Na mesma linha de apreciação se inserem as regalias, para não dizer outra coisa, de que beneficiam os Srs. Ex-Presidentes da República (Lei nº 26/84 de 31 de Janeiro), estas ténuamente referidas no douto Ac. Por mais alto e destacado que tenha sido o cargo, e mesmo que lhes caiba o papel de Conselheiros de Estado, não é de molde a justificar a atribuição de um gabinete, carro, uma secretária, um assessor, uma viatura com condutor e combustível. Pouco faltaria a atribuição de uma moradia. Estas atribuições nada tem a ver com a importância do cargo que desempenharam já que a sua projecção se esgota com a magistratura que exerceram e não é aferida uma expressa mais valia futura para o país. Qualquer actividade que venham a exercer terá que ser e geralmente o é em nome próprio; qualquer despesa que fizerem é em benefício próprio, em pé de igualdade com qualquer cidadão, Dos insignes personagens que conhecemos, são normalmente de posses capacitadas, com meios para disporem daqueles requisitos a custa própria quando necessitarem. O que acaba de se dizer é tanto mais oportuno quanto é certo vivermos num país com as dificuldades que tem.
Não é que o erário público se vá enriquecer muito mais caso estas regalias não sejam atribuídas. Trata-se apenas de princípios de um regime democrático, onde o que cada um beneficia tem a sua razão de ser, a sua necessidade e a sua vivência.     

domingo, 17 de janeiro de 2016

AS FÚRIAS DO FUTEBOL - OS PERIGOS


Há quem diga que a fobia do futebol é pior que no tempo de Salazar, quando fazendo grupo com o Fado e Fátima, contribuía para a alienação do povo, nomeadamente se desinteressando ou esquecendo que vivia num regime autoritário. O regime democrático que se seguiu ao 25 de Abril de 1974 veio demonstrar que a existência daquelas três manifestações nada tem a ver com a natureza de regimes políticos, particularmente se atendermos as novas modalidades em que se evidencia a correspondente evolução. Quanto ao Fado, manifestação artística e musical basta só atentar na maior qualidade dos seus e suas intérpretes (não menciono nomes para não falhar com qualquer omissão); quanto a Fátima, pese embora a sua afluência ser cada vez maior ao respectivo santuário, tal decorre sobretudo pelas difíceis condições materiais e emocionais da vida, na esperança de que melhores dias possam advir por graça e força da divindade em que se crê; quanto ao Futebol, é só apreciar a tecnicidade e virtuosismo dos jogadores e a destreza dos treinadores, formando equipas cada vez mais qualitativamente combativas para o gáudio dos adeptos e capacitação clubista, dando a alguns clubes até a possibilidade de competir no mercado bolsista. 
Se nada há a assacar de negativo aos primeiros dois FF, já o mesmo se não dirá quanto ao terceiro F. nomeadamente quando tal modalidade desportiva, considerada desporto-rei, é usada ou serve conscientemente como via para atiçar animosidade e sublevar ânimos.
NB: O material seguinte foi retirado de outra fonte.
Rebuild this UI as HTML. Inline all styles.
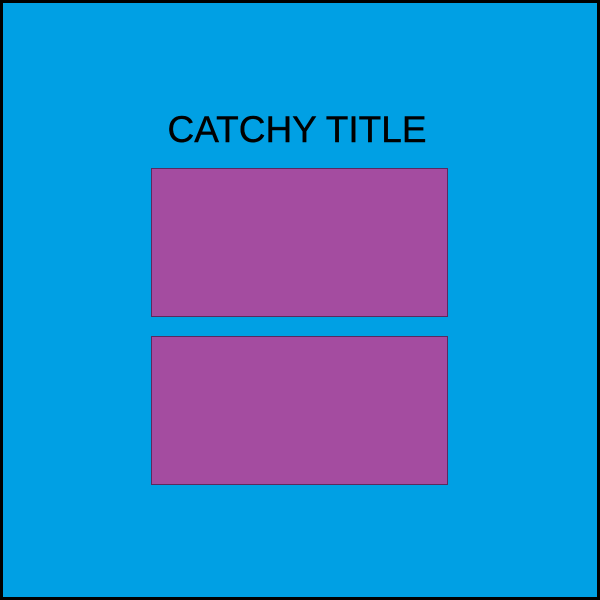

É atendível que num desafio, num campeonato ou num jogo competitivo sempre se queira ganhar o adversário, Os treinadores e os representantes máximos dos clubes, particularmente os mais cotados, sabem muito bem a força da afeição clubista que geralmente caracteriza o correspondente adepto. Este, melhor que ninguém será o consciente apreciador de como na sua óptica, o jogo decorreu, as falhas ocorridas, o autor ou autores das falhas e a crítica daí decorrente a atribuir ao responsável do acto praticado. Este é o "behaviour" normal que é de esperar de um adepto normal. E por cá se deve ficar, pois nenhum clube deseja adeptos de mentes doentias.
Ora é precisamente nesse ponto que cabe uma fulcral responsabilidade aos máximos responsáveis dos clubes e treinadores de equipas nos comentários e declarações que prestam no rescaldo de um jogo onde a respectiva equipa foi menos feliz, A fala que desenvolvem nesta ocasião, particularmente quando estão na presença de microfones e câmaras de TV mais parece o bate papo a uma mesa de café. Parecem esquecer a sua postura de responsáveis quando fazem imputações e comentários sobretudo relativamente ao árbitro. Ora um árbitro é sempre uma autoridade em cuja capacidade se confia para dirigir um jogo. Pode ser um mau árbitro ou um arbitro mau ou um arbitro que tenha feito uma arbitragem criticável. Porém, a crítica jamais poderá ser feita a quente pelos responsáveis do clube sem ser precedida de uma análise cuidada sob pena de a atiçar os adeptos podendo provocar reacções violentas ou tumultuosas, quando a oportunidade surgir. Casos de violência no desporto devem também ser apreciados sob este prisma.